登校して授業のプリントをつくっていると、自主練の一年がやってくる。
学年だよりを書き終えた時点で、予想していたより全然早い時間だったので、二回目上映で見ようと思っていた「天空の蜂」を午前の回で見ようとウニクスまででかけた。
さすが日曜日で、客席にはそれなりにお客さんがいる。
原作を読んだのは十数年前、ほんとに一気読みした。今まで読んだ東野作品のなかでは、これが一番という実感は今もあるが、中身は全くといっていいほど覚えていない。

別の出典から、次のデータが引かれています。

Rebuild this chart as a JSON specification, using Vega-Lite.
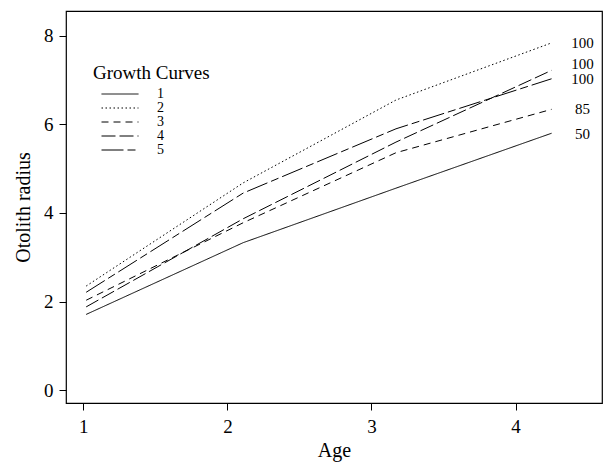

何者かに遠隔操作で乗っ取られたヘリコプターが、高速増殖炉もんじゅの上をホバリングする。
要求をきかないと墜落させるというメッセージが犯人から入る … 。
犯人の真の目的は何かという謎解きと、たまたまそのヘリに乗り込んでしまった小学生の救出作戦とが2本の柱となり、全編息をつくひまがない。

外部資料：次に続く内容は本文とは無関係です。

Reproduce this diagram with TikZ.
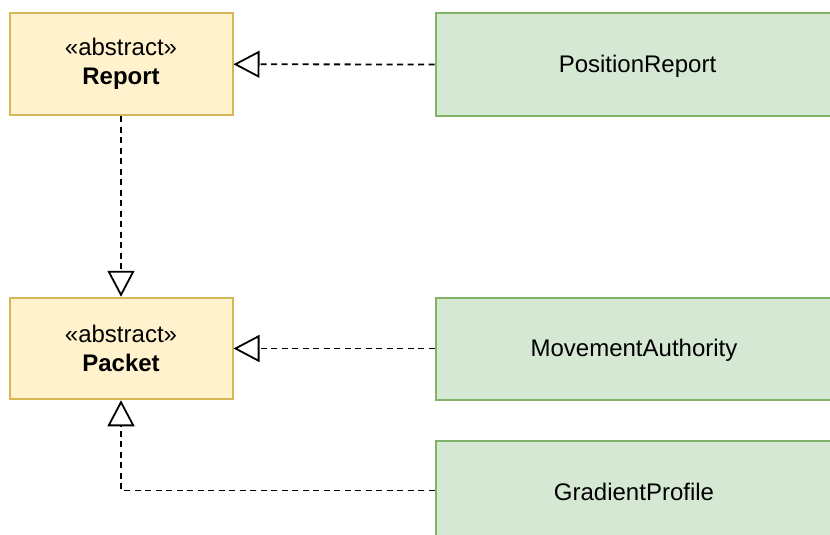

同時に、原発をめぐる日本人のさまざまな立ち位置が浮き彫りになっていく過程は、あまりにリアルで身につまされる。
リアル?
もし原作が発表されてすぐ、つまり20年前に映画化されていたら、ここまで実感をもって受け止められただろうか。
たとえば「政府にとっては人の命よりも原発が大事だ」というセリフを、まさかそこまでは … ととらえたのではないか。
現場の声に耳をかさず、「すべては東京の本店の言うとおりにすればいいんだ」と指示する様子を、実際にはそんなことないよねと見てしまうのではないか。
先の大震災を経験したわれわれは、映画の数々の場面がほんとだったことを知っている。
「格納容器は何重にも守られているので絶対大丈夫」と知らされたことがウソだったことも知っている。
思えば東野圭吾氏は、20年前によくこの作品が書けたものだ。
あの大事件を経て、そして原発については解決していない問題が山積みになっていて、それでいて今は多くの人が忘れたかのように日々の暮らしを送っていることも知っている。
「臭い物に蓋をする」私達の習性は、習性だからどうにもならないのかもしれない。
救いは、現場で働く男たちの腹のくくり方だろう。
自衛隊員、消防、警察、そして原発施設の所員たち。
ヘリから救出された少年が成長して自衛隊員となり、震災の現場で働いている姿を入れることができたのは、もちろん原作にはないはずだし、今作ったからこそ入れることができたのだ。
二十年前はトレンディな俳優さんだったおっきい兄ちゃんも、もっくんも、立派な大人となって重厚なお芝居を見せる。
いろんな意味で、二十年の時を経てはじめて映像化の機が熟し、熟成という幸せな結果を手にした作品だ。
問題提起としても、映画という「エンタメ」としても、観る価値のある、いや観るべき映画と思えた。